SB 615 also requires that a court find that “the public records … were clearly subject to public disclosure.” The California Public Records Act has over six dozen exemptions authorizing governments to withhold documents. A good public agency attorney can always raise some doubt as to the propriety of withholding records. So, even though one might succeed in proving the government failed to follow the law, under SB 615 a judge can withhold reimbursement if she decides the government raises sufficient doubt on the legal necessity to disclose public records. Removing this right to reimbursement affords government agencies the ability to recklessly deny records without any consequence, and will halt all but the wealthiest from pursuing public records.

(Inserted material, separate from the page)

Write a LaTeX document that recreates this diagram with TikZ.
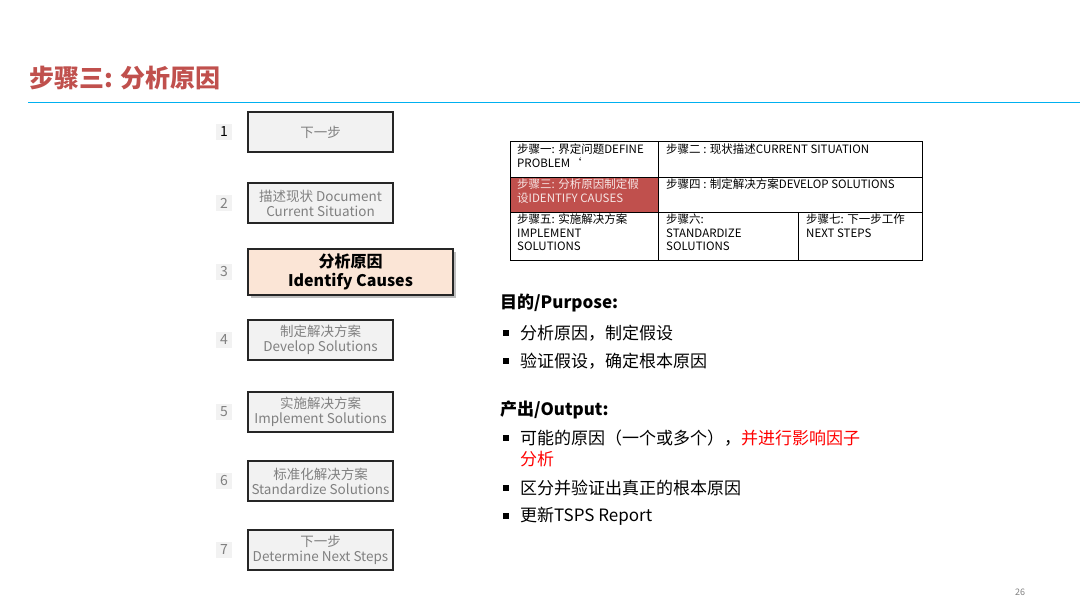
\documentclass[tikz,border=0pt]{standalone}
\usepackage{fontspec}
\setmainfont{Noto Sans CJK SC}
\usetikzlibrary{shadows}
\definecolor{titlered}{RGB}{192,80,77}
\definecolor{lineblue}{RGB}{0,176,240}
\definecolor{boxgray}{RGB}{242,242,242}
\definecolor{txtgray}{RGB}{128,128,128}
\definecolor{peach}{RGB}{251,229,214}
\definecolor{cellred}{RGB}{192,80,77}
\tikzset{
  stepbox/.style={draw=black!85,line width=1.2pt,fill=boxgray,text=txtgray,
    minimum width=145pt,minimum height=40pt,align=center,font=\fontsize{13.5}{15}\selectfont,inner sep=1pt},
  numbox/.style={fill=boxgray,text=txtgray,minimum width=16pt,minimum height=16pt,inner sep=0pt,font=\fontsize{14}{15}\selectfont},
  celltxt/.style={anchor=north west,align=left,font=\fontsize{11.5}{13.5}\selectfont,inner sep=0pt},
  bullettxt/.style={anchor=west,font=\fontsize{17}{21}\selectfont,inner sep=0pt}
}
\begin{document}
\begin{tikzpicture}[x=1pt,y=-1pt]
\useasboundingbox (0,0) rectangle (1080,608);
% title
\node[anchor=west,text=titlered,font=\bfseries\fontsize{25}{27}\selectfont] (title) at (26,78) {步骤三: 分析原因};
\draw[lineblue,line width=1pt] (28,102) -- (1080,102);
% step column
\foreach \n/\y/\t in {1/132/下一步, 2/203/{描述现状 Document\\Current Situation}, 4/340/{制定解决方案\\Develop Solutions},
  5/412/{实施解决方案\\Implement Solutions}, 6/481/{标准化解决方案\\Standardize Solutions}, 7/550/{下一步\\Determine Next Steps}} {
  \node[stepbox] (s\n) at (320.5,\y) {\t};
  \node[numbox] (n\n) at (224,\y) {\n};
}
\node[numbox,text=black] at (224,132) {1};
\node[stepbox,minimum width=205pt,minimum height=46pt,fill=peach,text=black,
  font=\bfseries\fontsize{16}{19}\selectfont,drop shadow={opacity=0.5,shadow xshift=3pt,shadow yshift=-3pt}] (s3) at (350.5,272) {分析原因\\Identify Causes};
\node[numbox] (n3) at (224,272) {3};
% step table
\fill[cellred] (510,177) rectangle (658,212);
\draw[line width=0.8pt] (510,141) rectangle (922,260);
\draw[line width=0.8pt] (510,177) -- (922,177) (510,212) -- (922,212)
  (658,141) -- (658,260) (798,212) -- (798,260);
\node[celltxt] (c1) at (517,144) {步骤一: 界定问题DEFINE\\PROBLEM`};
\node[celltxt] (c2) at (666,144) {步骤二 : 现状描述CURRENT SITUATION};
\node[celltxt,text=white!85!cellred] (c3) at (517,179) {步骤三: 分析原因制定假\\设IDENTIFY CAUSES};
\node[celltxt] (c4) at (666,179) {步骤四 : 制定解决方案DEVELOP SOLUTIONS};
\node[celltxt] (c5) at (517,214) {步骤五: 实施解决方案\\IMPLEMENT\\SOLUTIONS};
\node[celltxt] (c6) at (666,214) {步骤六:\\STANDARDIZE\\SOLUTIONS};
\node[celltxt] (c7) at (806,214) {步骤七: 下一步工作\\NEXT STEPS};
% purpose and output
\node[bullettxt,font=\bfseries\fontsize{17}{21}\selectfont] (purpose) at (500,303) {目的/Purpose:};
\node[bullettxt] (p1) at (520,333) {分析原因，制定假设};
\node[bullettxt] (p2) at (520,361) {验证假设，确定根本原因};
\node[bullettxt,font=\bfseries\fontsize{17}{21}\selectfont] (output) at (500,410) {产出/Output:};
\node[bullettxt] (o1) at (520,438) {可能的原因（一个或多个），\textcolor{red}{并进行影响因子}};
\node[bullettxt,text=red] (o1b) at (520,459) {分析};
\node[bullettxt] (o2) at (520,488) {区分并验证出真正的根本原因};
\node[bullettxt] (o3) at (520,516) {更新TSPS Report};
\foreach \y in {333,361,438,488,516} \fill (503,\y-3) rectangle (509,\y+3);
\node[text=txtgray,font=\fontsize{9}{10}\selectfont] (page) at (1020,592) {26};
\end{tikzpicture}
\end{document}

Rather than pose obstacles to the public’s rights to an open government, Elliott and Hueso could have suggested means to reduce agency expenses while also providing more records to the public. For instance, additional categories of records could be identified to limit time-consuming reviews for potentially applicable exemptions. Or public records, including emails, text messages, letters and other communications, can be made public automatically unless an official opts to proactively withhold a sensitive document before it is published. Or government officials could be held personally liable for failing to disclose records.
But Elliott argues that SB 615 is necessary because of a CPRA case resulting in a $158,000 award of attorney’s fees that could have been put to better use repairing streets. She fails to mention that this award would not have been granted had public officials followed the law in disclosing the public records sought in the first place. She also fails to acknowledge that the CPRA saves the public far more money than it costs.
Voice of San Diego, a single news outlet, has used the CPRA with great success to find mismanagement of public funds on the scale of hundreds of thousands, tens of millions and even billions of dollars. It has found public records that uncover issues that have resulted in significant public waste and which may, unchecked, lead to substantial downstream liability. And Voice of San Diego has employed the CPRA to check government corruption, which costs all of us more than we will ever know.
If Elliott would like to measure the costs versus savings attributable to the CPRA on a dollar-for-dollar basis, let her.
Felix Tinkov is an attorney whose practice entails land use, real property development and the California Public Records Act. He represents the Voice of San Diego on public record matters.